Please transcribe the data that follows without the pictures, keeping every word the same.

* Supplied information *
>> BEGIN

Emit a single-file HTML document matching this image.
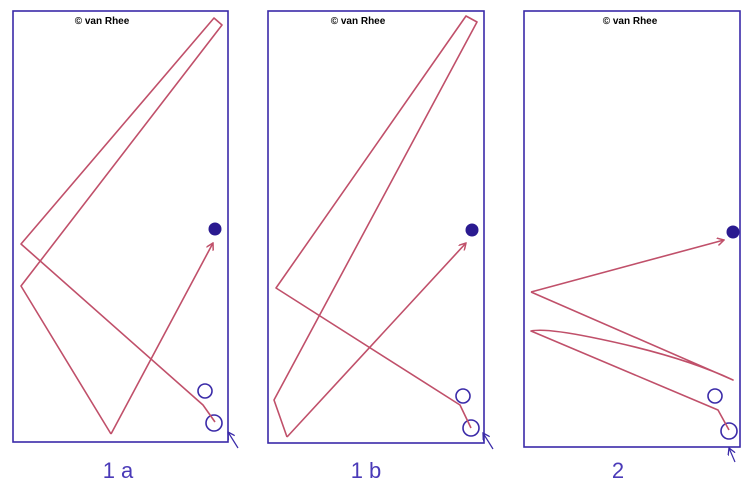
<!DOCTYPE html>
<html><head><style>body{margin:0;background:#fff}svg{display:block}</style></head><body>
<svg width="751" height="485" viewBox="0 0 751 485" xmlns="http://www.w3.org/2000/svg">
<defs><marker id="a" markerWidth="8" markerHeight="8" refX="7" refY="4" orient="auto" markerUnits="userSpaceOnUse"><path d="M0,0 L7,4 L0,8" fill="none" stroke="#c0506a" stroke-width="1.5"/></marker>
<marker id="b" markerWidth="8" markerHeight="8" refX="7" refY="4" orient="auto" markerUnits="userSpaceOnUse"><path d="M0,0 L7,4 L0,8" fill="none" stroke="#3a2aa8" stroke-width="1.3"/></marker></defs>
<g fill="none" stroke="#3a2aa8" stroke-width="1.6">
<rect x="13" y="11" width="215" height="431"/>
<rect x="268" y="11" width="216" height="432"/>
<rect x="524" y="11" width="216" height="436"/>
<circle cx="205" cy="391" r="7"/><circle cx="214" cy="423" r="8"/>
<circle cx="463" cy="396" r="7"/><circle cx="471" cy="428" r="8"/>
<circle cx="715" cy="396" r="7"/><circle cx="729" cy="431" r="8"/>
</g>
<g fill="#2a1a90"><circle cx="215" cy="229" r="6.5"/><circle cx="472" cy="230" r="6.5"/><circle cx="733" cy="232" r="6.5"/></g>
<g fill="none" stroke="#3a2aa8" stroke-width="1.2">
<line x1="238" y1="448" x2="228" y2="432" marker-end="url(#b)"/>
<line x1="493" y1="449" x2="483" y2="433" marker-end="url(#b)"/>
<line x1="735" y1="462" x2="729" y2="448" marker-end="url(#b)"/>
</g>
<g fill="none" stroke="#c0506a" stroke-width="1.6" stroke-linejoin="round">
<polyline points="215,422 203,405 21,244 214,18 222,25 21,286 111,434"/>
<line x1="111" y1="434" x2="213" y2="243" marker-end="url(#a)"/>
<polyline points="471,428 460,405 276,288 466,16 477,22 274,400 287,437"/>
<line x1="287" y1="437" x2="466" y2="243" marker-end="url(#a)"/>
<path d="M729,430 L718,410 L531,331 Q545,328 590,337 Q680,355 733,380 L531,292"/>
<line x1="531" y1="292" x2="724" y2="240" marker-end="url(#a)"/>
</g>
<g font-family="Liberation Sans, sans-serif" font-weight="bold" font-size="10" fill="#000" text-anchor="middle">
<text x="102" y="24">© van Rhee</text><text x="358" y="24">© van Rhee</text><text x="630" y="24">© van Rhee</text>
</g>
<g font-family="Liberation Sans, sans-serif" font-size="22" fill="#4a3ab8" text-anchor="middle">
<text x="118" y="478">1 a</text><text x="366" y="478">1 b</text><text x="618" y="478">2</text>
</g>
</svg>
</body></html>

>> END

* Result of this exercise *
Emit a single-file HTML document matching this image.
<!DOCTYPE html>
<html><head><style>body{margin:0;background:#fff}svg{display:block}</style></head><body>
<svg width="751" height="485" viewBox="0 0 751 485" xmlns="http://www.w3.org/2000/svg">
<defs><marker id="a" markerWidth="8" markerHeight="8" refX="7" refY="4" orient="auto" markerUnits="userSpaceOnUse"><path d="M0,0 L7,4 L0,8" fill="none" stroke="#c0506a" stroke-width="1.5"/></marker>
<marker id="b" markerWidth="8" markerHeight="8" refX="7" refY="4" orient="auto" markerUnits="userSpaceOnUse"><path d="M0,0 L7,4 L0,8" fill="none" stroke="#3a2aa8" stroke-width="1.3"/></marker></defs>
<g fill="none" stroke="#3a2aa8" stroke-width="1.6">
<rect x="13" y="11" width="215" height="431"/>
<rect x="268" y="11" width="216" height="432"/>
<rect x="524" y="11" width="216" height="436"/>
<circle cx="205" cy="391" r="7"/><circle cx="214" cy="423" r="8"/>
<circle cx="463" cy="396" r="7"/><circle cx="471" cy="428" r="8"/>
<circle cx="715" cy="396" r="7"/><circle cx="729" cy="431" r="8"/>
</g>
<g fill="#2a1a90"><circle cx="215" cy="229" r="6.5"/><circle cx="472" cy="230" r="6.5"/><circle cx="733" cy="232" r="6.5"/></g>
<g fill="none" stroke="#3a2aa8" stroke-width="1.2">
<line x1="238" y1="448" x2="228" y2="432" marker-end="url(#b)"/>
<line x1="493" y1="449" x2="483" y2="433" marker-end="url(#b)"/>
<line x1="735" y1="462" x2="729" y2="448" marker-end="url(#b)"/>
</g>
<g fill="none" stroke="#c0506a" stroke-width="1.6" stroke-linejoin="round">
<polyline points="215,422 203,405 21,244 214,18 222,25 21,286 111,434"/>
<line x1="111" y1="434" x2="213" y2="243" marker-end="url(#a)"/>
<polyline points="471,428 460,405 276,288 466,16 477,22 274,400 287,437"/>
<line x1="287" y1="437" x2="466" y2="243" marker-end="url(#a)"/>
<path d="M729,430 L718,410 L531,331 Q545,328 590,337 Q680,355 733,380 L531,292"/>
<line x1="531" y1="292" x2="724" y2="240" marker-end="url(#a)"/>
</g>
<g font-family="Liberation Sans, sans-serif" font-weight="bold" font-size="10" fill="#000" text-anchor="middle">
<text x="102" y="24">© van Rhee</text><text x="358" y="24">© van Rhee</text><text x="630" y="24">© van Rhee</text>
</g>
<g font-family="Liberation Sans, sans-serif" font-size="22" fill="#4a3ab8" text-anchor="middle">
<text x="118" y="478">1 a</text><text x="366" y="478">1 b</text><text x="618" y="478">2</text>
</g>
</svg>
</body></html>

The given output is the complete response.